Instructions for the task = Repeat each line word for word.
^^^^
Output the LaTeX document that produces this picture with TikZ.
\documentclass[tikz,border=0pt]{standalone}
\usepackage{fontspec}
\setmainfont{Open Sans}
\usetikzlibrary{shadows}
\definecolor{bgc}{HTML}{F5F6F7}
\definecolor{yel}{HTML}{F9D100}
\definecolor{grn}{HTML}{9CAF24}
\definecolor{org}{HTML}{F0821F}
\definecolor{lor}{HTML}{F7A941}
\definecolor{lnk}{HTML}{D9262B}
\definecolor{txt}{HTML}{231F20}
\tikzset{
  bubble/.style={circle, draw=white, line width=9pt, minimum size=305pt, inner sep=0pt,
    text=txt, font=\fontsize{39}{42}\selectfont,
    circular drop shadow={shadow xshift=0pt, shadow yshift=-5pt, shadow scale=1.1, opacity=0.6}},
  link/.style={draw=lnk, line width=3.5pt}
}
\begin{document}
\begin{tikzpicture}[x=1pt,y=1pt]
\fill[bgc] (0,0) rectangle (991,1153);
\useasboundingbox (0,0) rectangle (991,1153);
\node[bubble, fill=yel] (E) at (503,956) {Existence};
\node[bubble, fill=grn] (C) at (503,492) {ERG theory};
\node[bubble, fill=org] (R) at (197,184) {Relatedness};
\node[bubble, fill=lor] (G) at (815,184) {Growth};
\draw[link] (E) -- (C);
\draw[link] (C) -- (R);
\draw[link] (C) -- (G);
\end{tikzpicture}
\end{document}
^^^^
Response to the exercise =
Output the LaTeX document that produces this picture with TikZ.
\documentclass[tikz,border=0pt]{standalone}
\usepackage{fontspec}
\setmainfont{Open Sans}
\usetikzlibrary{shadows}
\definecolor{bgc}{HTML}{F5F6F7}
\definecolor{yel}{HTML}{F9D100}
\definecolor{grn}{HTML}{9CAF24}
\definecolor{org}{HTML}{F0821F}
\definecolor{lor}{HTML}{F7A941}
\definecolor{lnk}{HTML}{D9262B}
\definecolor{txt}{HTML}{231F20}
\tikzset{
  bubble/.style={circle, draw=white, line width=9pt, minimum size=305pt, inner sep=0pt,
    text=txt, font=\fontsize{39}{42}\selectfont,
    circular drop shadow={shadow xshift=0pt, shadow yshift=-5pt, shadow scale=1.1, opacity=0.6}},
  link/.style={draw=lnk, line width=3.5pt}
}
\begin{document}
\begin{tikzpicture}[x=1pt,y=1pt]
\fill[bgc] (0,0) rectangle (991,1153);
\useasboundingbox (0,0) rectangle (991,1153);
\node[bubble, fill=yel] (E) at (503,956) {Existence};
\node[bubble, fill=grn] (C) at (503,492) {ERG theory};
\node[bubble, fill=org] (R) at (197,184) {Relatedness};
\node[bubble, fill=lor] (G) at (815,184) {Growth};
\draw[link] (E) -- (C);
\draw[link] (C) -- (R);
\draw[link] (C) -- (G);
\end{tikzpicture}
\end{document}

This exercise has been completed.